What is required:
Among the lines of the listing below, retype exactly those from the one containing "Reproduce this chart" through the one containing "Chart.register(...registerables);", both included. Do not include pictures.

======== Record list ========

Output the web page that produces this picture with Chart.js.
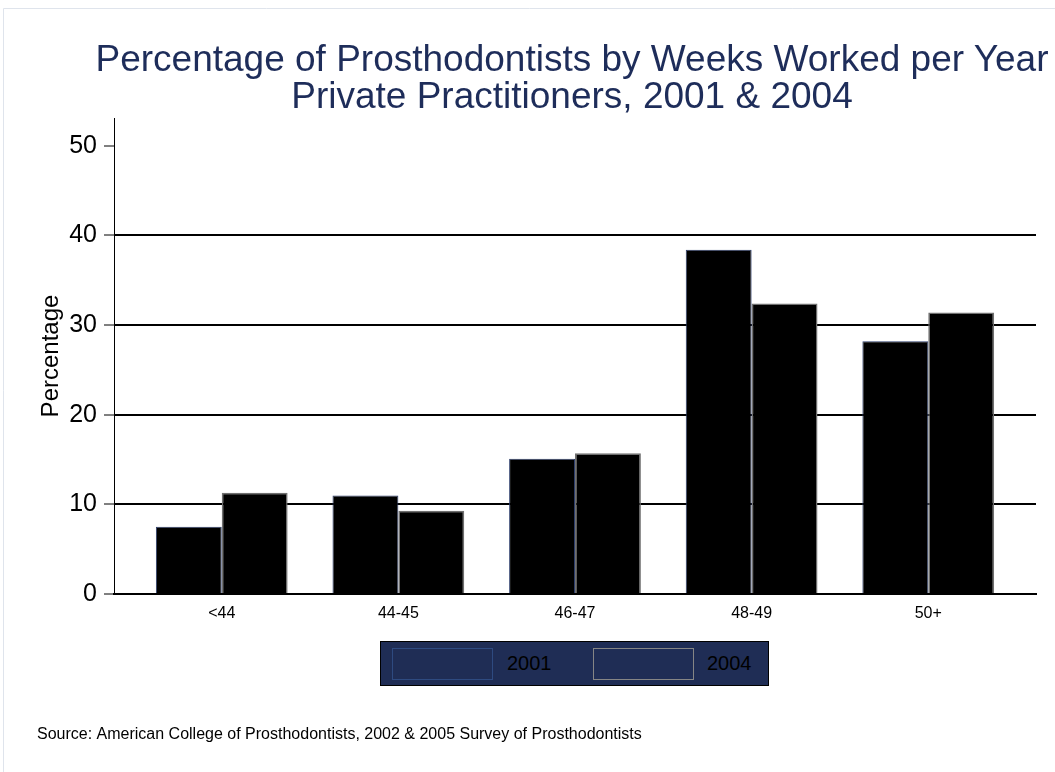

========
======== Record list ========

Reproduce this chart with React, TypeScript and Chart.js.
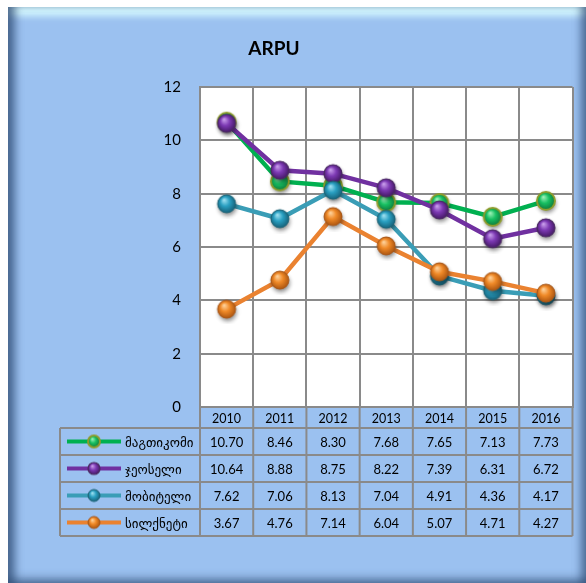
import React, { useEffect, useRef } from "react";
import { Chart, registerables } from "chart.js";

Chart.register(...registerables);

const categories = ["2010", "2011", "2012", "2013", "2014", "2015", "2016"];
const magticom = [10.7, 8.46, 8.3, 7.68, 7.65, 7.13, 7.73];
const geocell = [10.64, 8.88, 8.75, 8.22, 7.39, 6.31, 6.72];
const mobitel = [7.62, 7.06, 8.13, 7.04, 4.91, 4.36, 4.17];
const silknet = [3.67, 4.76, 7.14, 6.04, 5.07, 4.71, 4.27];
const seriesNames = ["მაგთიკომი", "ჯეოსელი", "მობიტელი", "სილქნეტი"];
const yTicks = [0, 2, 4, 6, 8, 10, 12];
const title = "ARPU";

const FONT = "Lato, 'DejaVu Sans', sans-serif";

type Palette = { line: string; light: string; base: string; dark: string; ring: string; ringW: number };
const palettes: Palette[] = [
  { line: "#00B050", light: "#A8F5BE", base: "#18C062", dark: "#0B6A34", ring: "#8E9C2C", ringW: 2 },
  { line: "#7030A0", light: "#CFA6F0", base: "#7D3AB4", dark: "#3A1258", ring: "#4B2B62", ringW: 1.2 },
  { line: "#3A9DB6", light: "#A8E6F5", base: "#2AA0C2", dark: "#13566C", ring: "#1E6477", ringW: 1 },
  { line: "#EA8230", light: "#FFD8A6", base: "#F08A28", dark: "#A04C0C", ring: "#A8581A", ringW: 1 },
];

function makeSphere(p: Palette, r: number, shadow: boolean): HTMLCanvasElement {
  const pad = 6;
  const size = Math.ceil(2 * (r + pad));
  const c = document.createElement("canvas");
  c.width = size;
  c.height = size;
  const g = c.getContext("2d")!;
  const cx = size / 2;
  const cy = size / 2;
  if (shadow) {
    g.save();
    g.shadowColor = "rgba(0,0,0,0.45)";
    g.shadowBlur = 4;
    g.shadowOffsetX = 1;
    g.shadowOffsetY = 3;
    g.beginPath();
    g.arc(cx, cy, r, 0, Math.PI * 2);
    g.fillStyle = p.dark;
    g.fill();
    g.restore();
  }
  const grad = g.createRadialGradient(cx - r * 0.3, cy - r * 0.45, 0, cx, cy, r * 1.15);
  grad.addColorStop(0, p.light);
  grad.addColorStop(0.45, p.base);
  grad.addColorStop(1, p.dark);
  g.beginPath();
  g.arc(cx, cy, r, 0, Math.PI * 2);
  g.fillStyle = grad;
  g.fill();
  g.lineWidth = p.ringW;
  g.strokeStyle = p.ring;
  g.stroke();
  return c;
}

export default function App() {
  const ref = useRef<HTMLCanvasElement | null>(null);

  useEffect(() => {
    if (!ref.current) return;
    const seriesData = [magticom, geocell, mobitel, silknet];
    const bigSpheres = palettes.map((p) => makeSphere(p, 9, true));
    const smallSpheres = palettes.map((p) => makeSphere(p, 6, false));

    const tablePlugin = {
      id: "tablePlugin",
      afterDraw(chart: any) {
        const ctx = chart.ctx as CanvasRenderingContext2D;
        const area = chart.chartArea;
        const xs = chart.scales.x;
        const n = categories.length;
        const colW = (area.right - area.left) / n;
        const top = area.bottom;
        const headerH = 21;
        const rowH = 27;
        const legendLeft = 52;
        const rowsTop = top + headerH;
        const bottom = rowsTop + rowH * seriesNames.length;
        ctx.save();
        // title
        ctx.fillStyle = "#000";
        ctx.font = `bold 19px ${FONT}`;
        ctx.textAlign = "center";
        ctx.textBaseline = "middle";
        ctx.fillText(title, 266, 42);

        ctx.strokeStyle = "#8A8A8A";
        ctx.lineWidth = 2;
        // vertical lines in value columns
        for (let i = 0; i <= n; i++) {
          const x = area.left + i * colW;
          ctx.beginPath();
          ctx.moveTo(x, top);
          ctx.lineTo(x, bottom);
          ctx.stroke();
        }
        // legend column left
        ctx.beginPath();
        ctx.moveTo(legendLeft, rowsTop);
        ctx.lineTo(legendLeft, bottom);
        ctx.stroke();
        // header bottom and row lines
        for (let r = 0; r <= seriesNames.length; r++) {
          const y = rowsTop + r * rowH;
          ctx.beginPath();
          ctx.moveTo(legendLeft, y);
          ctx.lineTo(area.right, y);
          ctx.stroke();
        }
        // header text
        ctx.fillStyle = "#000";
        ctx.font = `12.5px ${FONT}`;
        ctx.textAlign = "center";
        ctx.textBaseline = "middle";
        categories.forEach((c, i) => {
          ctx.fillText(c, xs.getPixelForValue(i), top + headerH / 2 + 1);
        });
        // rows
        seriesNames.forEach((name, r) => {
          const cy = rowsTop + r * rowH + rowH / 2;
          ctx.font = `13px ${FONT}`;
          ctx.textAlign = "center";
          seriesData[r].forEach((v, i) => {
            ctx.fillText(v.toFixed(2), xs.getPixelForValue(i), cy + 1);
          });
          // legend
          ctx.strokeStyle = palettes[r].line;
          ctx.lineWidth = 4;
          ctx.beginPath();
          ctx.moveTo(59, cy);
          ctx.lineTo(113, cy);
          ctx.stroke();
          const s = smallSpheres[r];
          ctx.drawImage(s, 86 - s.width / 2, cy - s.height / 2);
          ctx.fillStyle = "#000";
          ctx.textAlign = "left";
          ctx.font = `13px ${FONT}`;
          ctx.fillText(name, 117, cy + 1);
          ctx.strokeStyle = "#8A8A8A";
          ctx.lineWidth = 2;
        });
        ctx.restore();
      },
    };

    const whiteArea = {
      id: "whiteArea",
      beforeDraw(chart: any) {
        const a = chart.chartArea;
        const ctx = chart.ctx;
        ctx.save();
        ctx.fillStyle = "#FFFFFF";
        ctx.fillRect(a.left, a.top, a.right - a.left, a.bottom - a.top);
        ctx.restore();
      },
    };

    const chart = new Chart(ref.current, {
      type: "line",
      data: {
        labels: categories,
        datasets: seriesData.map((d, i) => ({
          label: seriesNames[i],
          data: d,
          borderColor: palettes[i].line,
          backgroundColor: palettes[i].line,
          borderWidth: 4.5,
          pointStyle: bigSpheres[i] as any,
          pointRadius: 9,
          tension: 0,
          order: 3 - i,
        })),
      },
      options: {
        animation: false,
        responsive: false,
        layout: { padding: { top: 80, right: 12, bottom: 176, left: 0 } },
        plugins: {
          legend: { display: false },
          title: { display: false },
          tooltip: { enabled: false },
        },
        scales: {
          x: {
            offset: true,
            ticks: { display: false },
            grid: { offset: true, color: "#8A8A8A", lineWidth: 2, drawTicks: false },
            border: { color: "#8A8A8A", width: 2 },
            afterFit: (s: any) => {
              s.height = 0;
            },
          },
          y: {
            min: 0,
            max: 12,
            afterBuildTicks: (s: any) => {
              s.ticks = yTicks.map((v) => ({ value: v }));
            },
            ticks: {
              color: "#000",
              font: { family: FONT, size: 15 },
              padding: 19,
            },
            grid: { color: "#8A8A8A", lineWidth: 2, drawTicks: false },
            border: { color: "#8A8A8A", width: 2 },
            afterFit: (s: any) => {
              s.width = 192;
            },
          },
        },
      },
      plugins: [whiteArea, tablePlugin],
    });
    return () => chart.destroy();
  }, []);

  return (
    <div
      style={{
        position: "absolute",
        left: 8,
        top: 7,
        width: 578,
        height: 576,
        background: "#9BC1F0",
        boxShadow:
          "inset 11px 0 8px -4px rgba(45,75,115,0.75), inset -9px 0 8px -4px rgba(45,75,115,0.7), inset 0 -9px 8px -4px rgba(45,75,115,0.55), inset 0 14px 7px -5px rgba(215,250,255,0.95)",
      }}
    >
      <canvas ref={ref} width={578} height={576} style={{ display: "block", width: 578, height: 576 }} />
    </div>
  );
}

========

Written answer:
Reproduce this chart with React, TypeScript and Chart.js.
import React, { useEffect, useRef } from "react";
import { Chart, registerables } from "chart.js";

Chart.register(...registerables);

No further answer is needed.